Westpac’s Bill Evans calls 2020 recession
Respected Westpac economist Bill Evans says Australia will be in a recession by the second half of the year.
Respected Westpac economist Bill Evans says Australia will be in a recession by the second half of the year.
In a note to clients, Mr Evans, who is the bank’s chief economist, said the economy would contract during the first half of the year.
“On a quarterly basis we expect the economy will contract in both the first and second quarters by 0.3 per cent and 0.3 per cent respectively to be followed by a rebound of 1.4 per cent and 0.8 per cent respectively in the third and fourth quarters,” he said. Annual growth was expected to be 1.6 per cent.

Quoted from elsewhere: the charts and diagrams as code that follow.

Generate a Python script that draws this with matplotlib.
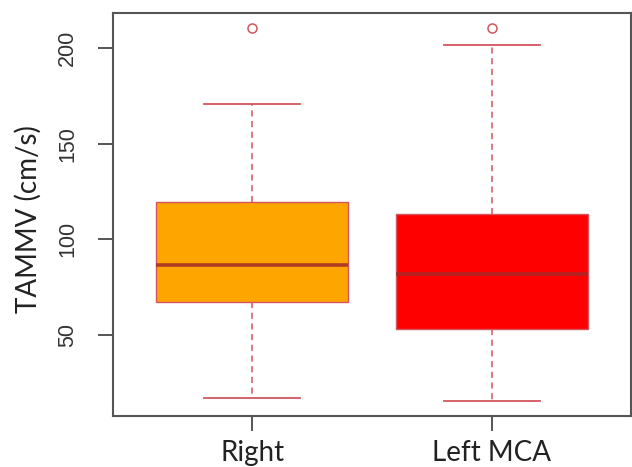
import numpy as np
import matplotlib
matplotlib.use("Agg")
import matplotlib.pyplot as plt

# summary statistics per group (cm/s)
groups = ["Right", "Left MCA"]
whisker_low = [17.0, 15.5]
q1 = [67.5, 53.0]
median = [86.5, 82.0]
q3 = [119.5, 113.5]
whisker_high = [170.5, 201.5]
outliers = [[210.5], [210.5]]
fill_colors = ["#FFA500", "#FF0000"]

edge = "#D2555F"
med_col = "#A52A2A"

stats = []
for i, name in enumerate(groups):
    stats.append(dict(label=name, whislo=whisker_low[i], q1=q1[i], med=median[i],
                      q3=q3[i], whishi=whisker_high[i], fliers=outliers[i]))

fig = plt.figure(figsize=(6.32, 4.67), dpi=100)
ax = fig.add_axes([0.1788, 0.1092, 0.8196, 0.8630])

bp = ax.bxp(stats, positions=[1, 2], widths=0.8, patch_artist=True,
            boxprops=dict(edgecolor=edge, linewidth=1.0),
            whiskerprops=dict(color=edge, linewidth=1.1, linestyle=(0, (4, 3))),
            capprops=dict(color=edge, linewidth=1.3),
            medianprops=dict(color=med_col, linewidth=2.6, alpha=0.85),
            flierprops=dict(marker="o", markerfacecolor="none", markeredgecolor=edge,
                            markersize=6.5, markeredgewidth=1.1))
for patch, c in zip(bp["boxes"], fill_colors):
    patch.set_facecolor(c)

# caps are half the box width, as in R
for k, cap in enumerate(bp["caps"]):
    pos = 1 + k // 2
    cap.set_xdata([pos - 0.2, pos + 0.2])

ax.set_xlim(0.42, 2.58)
ax.set_ylim(7.7, 218.3)
ax.set_yticks([50, 100, 150, 200])
ax.set_xticks([1, 2])
ax.set_xticklabels(groups, fontsize=20, family="Lato", color="#222222")
for lbl in ax.get_yticklabels():
    lbl.set_rotation(90)
    lbl.set_va("center")
    lbl.set_fontsize(15.5)
    lbl.set_family("Liberation Sans")
    lbl.set_color("#333333")

ax.tick_params(axis="y", length=11, width=1.4, color="#555555", pad=14)
ax.tick_params(axis="x", length=11, width=1.4, color="#555555", pad=6)
for s in ax.spines.values():
    s.set_color("#555555")
    s.set_linewidth(1.5)

ax.set_ylabel("TAMMV (cm/s)", fontsize=20, family="Lato", color="#222222")
ax.yaxis.label.set_va("center")
ax.yaxis.set_label_coords(-0.164, 0.488)

fig.savefig("out.png", dpi=100)
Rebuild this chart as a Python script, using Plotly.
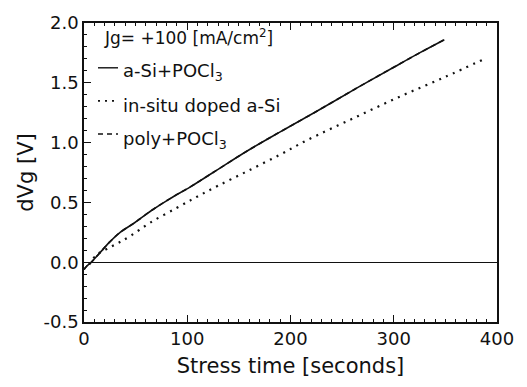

But Mr Evans cautioned that even though the two quarters of economic contraction represented a technical recession, Australia’s relatively low unemployment meant it would be different to previous recessions.
His call came as an internal battle in oil cartel OPEC and fears around the spread of the coronavirus sent oil prices plunging by 30 per cent, a development that fuelled a huge 7.33 per cent fall on the ASX - its biggest one-day drop since the GFC in 2008.
“That growth profile constitutes a technical recession but given the expected recovery in the second half of the year it is much more realistic to characterise the situation as a ‘major disruption’ to growth rather than the style of recession that Australia has experienced in the past,” he said
“Indeed, recall that in Australia’s last two recessions the unemployment rate lifted from 6 per cent to around 11 per cent. We expect the unemployment rate to hold below 6 per cent through this period.”
The uncertainties of the coronavirus made predictions more difficult, Mr Evans said. In addition, the forecasts had been made on the assumption of no fiscal stimulus from the government, and would need to be revised once the government revealed details of the stimulus package foreshadowed last week, he said.
Hitting an already “relatively fragile” Australian economy, the effect of the coronavirus on the local and global economies would play out across the first half of the year, Mr Evans said.
But by September the picture would change, he said. “Our figuring is on the basis that by the September quarter the direct impact of the virus and the policies required to contain it will have eased significantly. We expect that development on a global basis providing a significant boost to financial markets.”
The third quarter would show a 1.4 per cent increase in GDP, which would be followed by a “solid” 0.8 per cent increase in the final quarter of the calendar year.
“Based on this growth profile we expect that the unemployment rate will increase to a peak of 5.8 per cent in the second half of 2020; that will be marked by a period of no new jobs growth, followed by outright job losses, to be followed by a sequence of months with jobs growth beginning to recover in the fourth quarter,” Mr Evans said. “Partly easing the pressure on the unemployment rate will be a fall in the participation rate as workers become discouraged by the deteriorating jobs market.”